- Problem description:
Track down each line that has the word "TypeScript" and copy it.

- Material:
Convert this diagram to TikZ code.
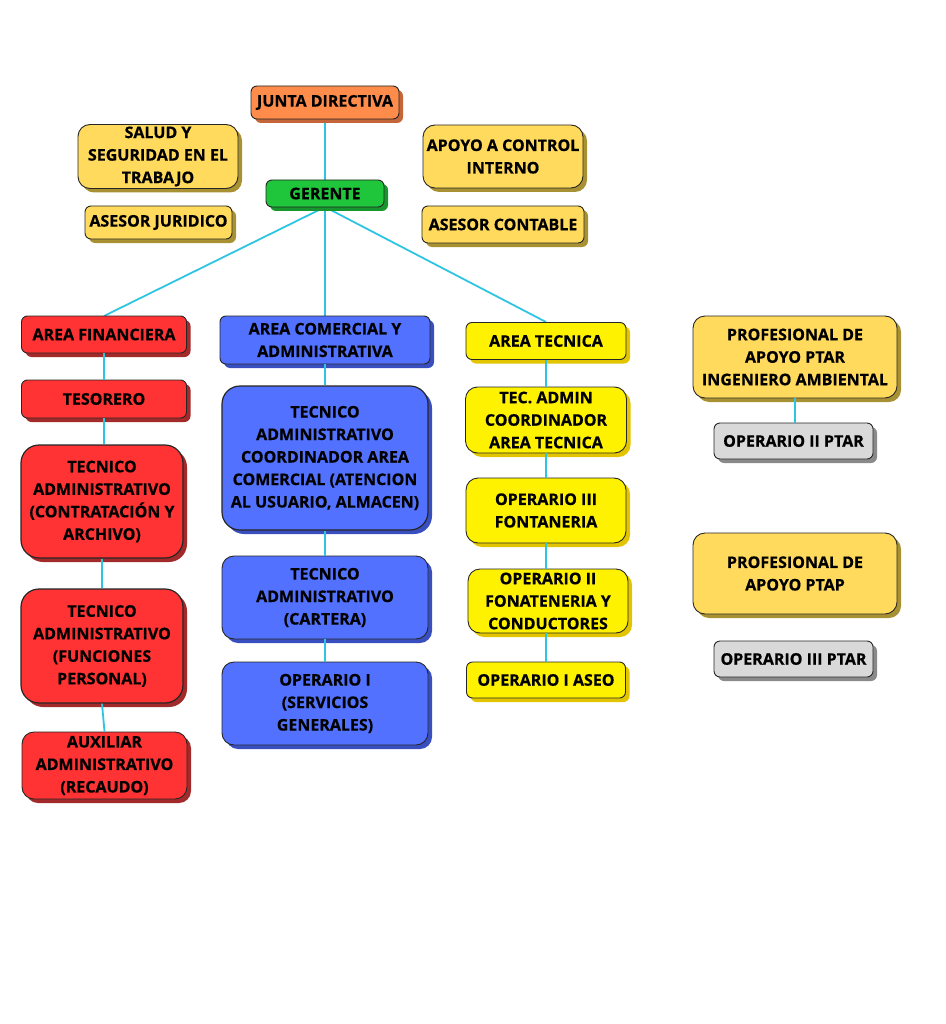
\documentclass[tikz,border=0pt]{standalone}
\usepackage{fontspec}
\setmainfont{Open Sans}[BoldFeatures={FakeBold=0.5}]
\usetikzlibrary{shadows}
\definecolor{cOrange}{HTML}{FF8C4B}\definecolor{sOrange}{HTML}{C4653A}
\definecolor{cGold}{HTML}{FFDA5C}\definecolor{sGold}{HTML}{A89132}
\definecolor{cGreen}{HTML}{1FC63B}\definecolor{sGreen}{HTML}{16962C}
\definecolor{cRed}{HTML}{FF3333}\definecolor{sRed}{HTML}{A32A2A}
\definecolor{cBlue}{HTML}{5271FF}\definecolor{sBlue}{HTML}{3A4FBF}
\definecolor{cYellow}{HTML}{FFF200}\definecolor{sYellow}{HTML}{E3C400}
\definecolor{cGray}{HTML}{D9D9D9}\definecolor{sGray}{HTML}{8A8A8A}
\definecolor{cLine}{HTML}{2EC5E2}
\tikzset{
  x=1pt,y=-1pt,
  box/.style={draw=black!85, line width=0.9pt, rounded corners=6pt, align=center,
    inner sep=0pt, font=\bfseries\fontsize{16}{22.5}\selectfont, text=black},
  sh/.style={general shadow={fill=#1, shadow xshift=4pt, shadow yshift=-4pt}},
  orangebox/.style={box, fill=cOrange, sh=sOrange},
  goldbox/.style={box, fill=cGold, sh=sGold},
  greenbox/.style={box, fill=cGreen, sh=sGreen},
  redbox/.style={box, fill=cRed, sh=sRed},
  bluebox/.style={box, fill=cBlue, sh=sBlue},
  yellowbox/.style={box, fill=cYellow, sh=sYellow},
  graybox/.style={box, fill=cGray, sh=sGray},
  big/.style={rounded corners=18pt, line width=1.2pt},
  mid/.style={rounded corners=12pt},
  conn/.style={draw=cLine, line width=1.8pt},
  wh/.style 2 args={minimum width=#1pt, minimum height=#2pt}
}
\begin{document}
\begin{tikzpicture}
\useasboundingbox (0,0) rectangle (945,1024);
% connectors (drawn first, behind boxes)
\coordinate (g) at (325,207);
\draw[conn] (325,119) -- (g);
\draw[conn] (g) -- (104,316);
\draw[conn] (g) -- (325,316);
\draw[conn] (g) -- (546,322);
% top
\node[orangebox, wh={148}{33}] (jd) at (325,102.5) {JUNTA DIRECTIVA};
\node[goldbox, mid, wh={160}{64}] (sst) at (158,156.5) {SALUD Y\\SEGURIDAD EN EL\\TRABAJO};
\node[goldbox, mid, wh={160}{63}] (aci) at (503,156.5) {APOYO A CONTROL\\INTERNO};
\node[greenbox, wh={118}{27}] (ger) at (325,193.5) {GERENTE};
\node[goldbox, wh={147}{33}] (aj) at (158.5,222.5) {ASESOR JURIDICO};
\node[goldbox, wh={162}{37}] (ac) at (503,224.5) {ASESOR CONTABLE};
% red column
\node[redbox, wh={165}{37}] (af) at (104,334.5) {AREA FINANCIERA};
\node[redbox, wh={165}{38}] (tes) at (104,399) {TESORERO};
\node[redbox, big, wh={162}{113}] (tc) at (102,501.5) {TECNICO\\ADMINISTRATIVO\\(CONTRATACIÓN Y\\ARCHIVO)};
\node[redbox, big, wh={162}{114}] (tf) at (102,646) {TECNICO\\ADMINISTRATIVO\\(FUNCIONES\\PERSONAL)};
\node[redbox, mid, wh={165}{67}] (aux) at (104.5,765.5) {AUXILIAR\\ADMINISTRATIVO\\(RECAUDO)};
% blue column
\node[bluebox, wh={210}{48}] (acom) at (325,340) {AREA COMERCIAL Y\\ADMINISTRATIVA};
\node[bluebox, big, wh={206}{144}] (tcoord) at (325,458) {TECNICO\\ADMINISTRATIVO\\COORDINADOR AREA\\COMERCIAL (ATENCION\\AL USUARIO, ALMACEN)};
\node[bluebox, mid, wh={206}{83}] (tcar) at (325,597.5) {TECNICO\\ADMINISTRATIVO\\(CARTERA)};
\node[bluebox, mid, wh={206}{83}] (op1) at (325,703.5) {OPERARIO I\\(SERVICIOS\\GENERALES)};
% yellow column
\node[yellowbox, wh={160}{37}] (at) at (546,341) {AREA TECNICA};
\node[yellowbox, mid, wh={161}{66}] (tec) at (546,420) {TEC. ADMIN\\COORDINADOR\\AREA TECNICA};
\node[yellowbox, mid, wh={160}{65}] (op3) at (546,510.5) {OPERARIO III\\FONTANERIA};
\node[yellowbox, mid, wh={160}{64}] (op2) at (548,601) {OPERARIO II\\FONATENERIA Y\\CONDUCTORES};
\node[yellowbox, wh={159}{36}] (opa) at (546,680) {OPERARIO I ASEO};
% right
\node[goldbox, mid, wh={204}{82}] (ptar) at (795,357) {PROFESIONAL DE\\APOYO PTAR\\INGENIERO AMBIENTAL};
\node[graybox, wh={159}{36}] (op2ptar) at (793.5,441) {OPERARIO II PTAR};
\node[goldbox, mid, wh={204}{81}] (ptap) at (795,573.5) {PROFESIONAL DE\\APOYO PTAP};
\node[graybox, wh={159}{36}] (op3ptar) at (793.5,659) {OPERARIO III PTAR};
% vertical connectors
\draw[conn] (af.south) -- (tes.north);
\draw[conn] (tes.south) -- (tes.south |- tc.north);
\draw[conn] (tc.south) -- (tf.north);
\draw[conn] (tf.south) -- (aux.north);
\draw[conn] (acom.south) -- (tcoord.north);
\draw[conn] (tcoord.south) -- (tcar.north);
\draw[conn] (tcar.south) -- (op1.north);
\draw[conn] (at.south) -- (tec.north);
\draw[conn] (tec.south) -- (op3.north);
\draw[conn] (op3.south) -- (op3.south |- op2.north);
\draw[conn] (opa.north |- op2.south) -- (opa.north);
\draw[conn] (ptar.south) -- (ptar.south |- op2ptar.north);
\end{tikzpicture}
\end{document}
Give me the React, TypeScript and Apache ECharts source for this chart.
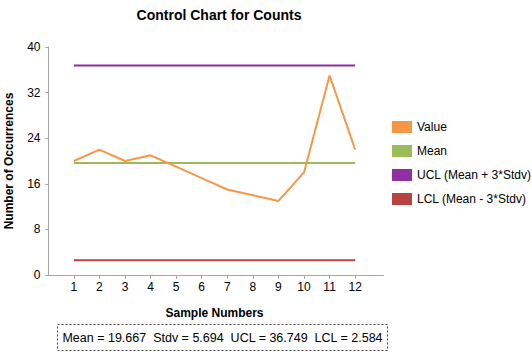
import React, { useEffect, useRef } from "react";
import * as echarts from "echarts";

const samples = [1, 2, 3, 4, 5, 6, 7, 8, 9, 10, 11, 12];
const values = [20, 22, 20, 21, 19, 17, 15, 14, 13, 18, 35, 22];
const meanValue = 19.667;
const stdvValue = 5.694;
const uclValue = 36.749;
const lclValue = 2.584;
const yTicks = [0, 8, 16, 24, 32, 40];

const FONT = "Liberation Sans, Arial, sans-serif";

export default function App() {
  const ref = useRef<HTMLDivElement>(null);
  useEffect(() => {
    if (!ref.current) return;
    const chart = echarts.init(ref.current, undefined, { renderer: "svg" });
    const first = samples[0];
    const last = samples[samples.length - 1];
    chart.setOption({
      animation: false,
      textStyle: { fontFamily: FONT },
      title: {
        text: "Control Chart for Counts",
        left: 214,
        textAlign: "center",
        top: 3,
        textStyle: { fontSize: 14, fontWeight: "bold", color: "#000", fontFamily: FONT },
      },
      legend: {
        orient: "vertical",
        left: 387,
        top: 116,
        itemWidth: 20,
        itemHeight: 12,
        itemGap: 12,
        icon: "rect",
        textStyle: { fontSize: 12, color: "#000", fontFamily: FONT },
        data: ["Value", "Mean", "UCL (Mean + 3*Stdv)", "LCL (Mean - 3*Stdv)"],
      },
      grid: { left: 45.5, right: 148.5, top: 47, bottom: 80, outerBoundsMode: "none", containLabel: false },
      xAxis: {
        type: "value",
        min: -0.108,
        max: 13.108,
        name: "Sample Numbers",
        nameLocation: "middle",
        nameGap: 32,
        nameTextStyle: { fontSize: 12, fontWeight: "bold", color: "#000", fontFamily: FONT },
        axisLine: { lineStyle: { color: "#a6a6a6" } },
        axisTick: { show: true, customValues: samples, length: 4, lineStyle: { color: "#a6a6a6" } },
        axisLabel: { customValues: samples, fontSize: 12, color: "#000", margin: 6, fontFamily: FONT },
        splitLine: { show: false },
      },
      yAxis: {
        type: "value",
        min: 0,
        max: 40,
        interval: 8,
        name: "Number of Occurrences",
        nameLocation: "middle",
        nameGap: 31,
        nameTextStyle: { fontSize: 12, fontWeight: "bold", color: "#000", fontFamily: FONT },
        axisLine: { show: true, lineStyle: { color: "#a6a6a6" } },
        axisTick: { show: true, length: 3, lineStyle: { color: "#a6a6a6" } },
        axisLabel: { fontSize: 12, color: "#000", margin: 5, fontFamily: FONT, customValues: yTicks },
        splitLine: { show: false },
      },
      series: [
        {
          name: "Value",
          type: "line",
          data: samples.map((s, i) => [s, values[i]]),
          showSymbol: false,
          symbol: "none",
          lineStyle: { color: "#f79646", width: 2 },
          itemStyle: { color: "#f79646" },
          z: 5,
        },
        {
          name: "Mean",
          type: "line",
          data: [[first, meanValue], [last, meanValue]],
          symbol: "none",
          lineStyle: { color: "#9bbb59", width: 2 },
          itemStyle: { color: "#9bbb59" },
        },
        {
          name: "UCL (Mean + 3*Stdv)",
          type: "line",
          data: [[first, uclValue], [last, uclValue]],
          symbol: "none",
          lineStyle: { color: "#8e2fa3", width: 2 },
          itemStyle: { color: "#8e2fa3" },
        },
        {
          name: "LCL (Mean - 3*Stdv)",
          type: "line",
          data: [[first, lclValue], [last, lclValue]],
          symbol: "none",
          lineStyle: { color: "#b54341", width: 2 },
          itemStyle: { color: "#b54341" },
        },
      ],
      graphic: [
        {
          type: "rect",
          shape: { x: 57.5, y: 324.5, width: 330, height: 26 },
          style: { fill: "#fff", stroke: "#444", lineWidth: 1, lineDash: [2, 2] },
        },
        {
          type: "text",
          x: 222.5,
          y: 338,
          style: {
            text: `Mean = ${meanValue.toFixed(3)}  Stdv = ${stdvValue.toFixed(3)}  UCL = ${uclValue.toFixed(3)}  LCL = ${lclValue.toFixed(3)}`,
            fontSize: 12.5,
            fontFamily: FONT,
            fill: "#000",
            align: "center",
            verticalAlign: "middle",
          },
        },
      ],
    });
    return () => chart.dispose();
  }, []);
  return <div ref={ref} style={{ width: 532, height: 355, position: "absolute", left: 0, top: 0 }} />;
}
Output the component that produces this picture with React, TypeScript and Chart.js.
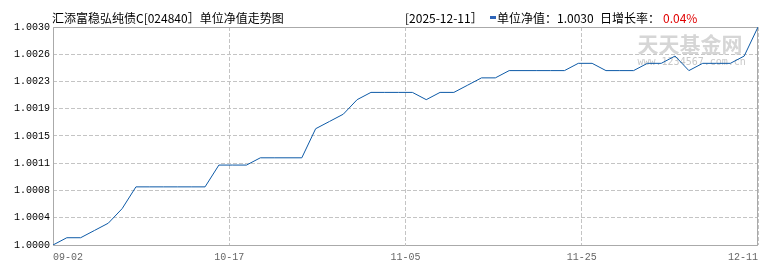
import React, { useEffect, useRef } from 'react';
import { Chart, registerables } from 'chart.js';

Chart.register(...registerables);

// ---- data ----
const navValues = [
  1.0000, 1.0001, 1.0001, 1.0002, 1.0003, 1.0005, 1.0008, 1.0008, 1.0008, 1.0008,
  1.0008, 1.0008, 1.0011, 1.0011, 1.0011, 1.0012, 1.0012, 1.0012, 1.0012, 1.0016,
  1.0017, 1.0018, 1.0020, 1.0021, 1.0021, 1.0021, 1.0021, 1.0020, 1.0021, 1.0021,
  1.0022, 1.0023, 1.0023, 1.0024, 1.0024, 1.0024, 1.0024, 1.0024, 1.0025, 1.0025,
  1.0024, 1.0024, 1.0024, 1.0025, 1.0025, 1.0026, 1.0024, 1.0025, 1.0025, 1.0025,
  1.0026, 1.0030,
];
const xTickLabels = ['09-02', '10-17', '11-05', '11-25', '12-11'];
const yTickLabels = ['1.0000', '1.0004', '1.0008', '1.0011', '1.0015', '1.0019', '1.0023', '1.0026', '1.0030'];
const yMin = 1.0;
const yMax = 1.003;

const titleText = '汇添富稳弘纯债C[024840］单位净值走势图';
const dateText = '[2025-12-11］';
const navLabel = '单位净值：1.0030';
const rateLabel = '日增长率：';
const rateValue = '0.04%';

const framePlugin = {
  id: 'frame',
  beforeDatasetsDraw(chart: any) {
    const { ctx, chartArea } = chart;
    const l = Math.round(chartArea.left) + 0.5;
    const t = Math.round(chartArea.top) + 0.5;
    const r = Math.round(chartArea.right) - 0.5;
    const b = Math.round(chartArea.bottom) + 0.5;
    ctx.save();
    // watermark
    ctx.fillStyle = '#d6d6d6';
    ctx.font = 'bold 21px "Noto Sans CJK SC"';
    ctx.textBaseline = 'middle';
    ctx.textAlign = 'left';
    ctx.fillText('天天基金网', r - 120, t + 17);
    ctx.fillStyle = '#c8c8c8';
    ctx.font = '10px "DejaVu Sans Mono"';
    ctx.fillText('www.1234567.com.cn', r - 120, t + 35);
    // frame
    ctx.strokeStyle = '#aaaaaa';
    ctx.lineWidth = 1;
    ctx.beginPath();
    ctx.moveTo(l, t);
    ctx.lineTo(r, t);
    ctx.lineTo(r, b);
    ctx.lineTo(l, b);
    ctx.closePath();
    ctx.stroke();
    ctx.restore();
  },
};

export default function App() {
  const ref = useRef<HTMLCanvasElement | null>(null);
  useEffect(() => {
    if (!ref.current) return;
    const last = navValues.length - 1;
    const chart = new Chart(ref.current, {
      type: 'line',
      data: {
        datasets: [
          {
            data: navValues.map((v, i) => ({ x: i, y: v })),
            borderColor: '#0d5aa7',
            borderWidth: 1,
            pointRadius: 0,
            tension: 0,
            fill: false,
          },
        ],
      },
      options: {
        animation: false,
        responsive: false,
        maintainAspectRatio: false,
        layout: { padding: { left: 0, right: 12, top: 27, bottom: 0 } },
        plugins: { legend: { display: false }, tooltip: { enabled: false } },
        scales: {
          x: {
            type: 'linear',
            min: 0,
            max: last,
            afterBuildTicks: (s: any) => {
              s.ticks = xTickLabels.map((_, i) => ({ value: (last * i) / (xTickLabels.length - 1) }));
            },
            afterFit: (s: any) => {
              s.height = 25;
            },
            grid: { color: '#c4c4c4', drawTicks: false, lineWidth: 1 },
            border: { display: false, dash: [4, 2] },
            ticks: {
              align: 'inner',
              padding: 6,
              color: '#666666',
              autoSkip: false,
              maxRotation: 0,
              font: { family: '"Liberation Mono"', size: 10 },
              callback: (_v: any, i: number) => xTickLabels[i],
            },
          },
          y: {
            type: 'linear',
            min: yMin,
            max: yMax,
            afterBuildTicks: (s: any) => {
              s.ticks = yTickLabels.map((_, i) => ({
                value: yMin + ((yMax - yMin) * i) / (yTickLabels.length - 1),
              }));
            },
            afterFit: (s: any) => {
              s.width = 53;
            },
            grid: { color: '#c4c4c4', drawTicks: false, lineWidth: 1 },
            border: { display: false, dash: [4, 2] },
            ticks: {
              padding: 3,
              color: '#000000',
              font: { family: '"Liberation Mono"', size: 10 },
              callback: (_v: any, i: number) => yTickLabels[i],
            },
          },
        },
      },
      plugins: [framePlugin],
    });
    return () => chart.destroy();
  }, []);

  const txt: React.CSSProperties = {
    position: 'absolute',
    top: 11,
    fontFamily: '"Noto Sans CJK SC", sans-serif',
    fontSize: 12,
    lineHeight: '14px',
    whiteSpace: 'nowrap',
    color: '#000',
  };

  return (
    <div style={{ position: 'fixed', left: 0, top: 0, width: 770, height: 270, background: '#fff', overflow: 'hidden' }}>
      <canvas ref={ref} width={770} height={270} style={{ position: 'absolute', left: 0, top: 0, display: 'block' }} />
      <span style={{ ...txt, left: 52 }}>{titleText}</span>
      <span style={{ ...txt, left: 405 }}>{dateText}</span>
      <span style={{ position: 'absolute', left: 490, top: 16, width: 6, height: 3, background: '#2d64b8' }} />
      <span style={{ ...txt, left: 497 }}>{navLabel}</span>
      <span style={{ ...txt, left: 600 }}>{rateLabel}</span>
      <span style={{ ...txt, left: 663, color: '#e00000' }}>{rateValue}</span>
    </div>
  );
}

- Written response:
Give me the React, TypeScript and Apache ECharts source for this chart.
Output the component that produces this picture with React, TypeScript and Chart.js.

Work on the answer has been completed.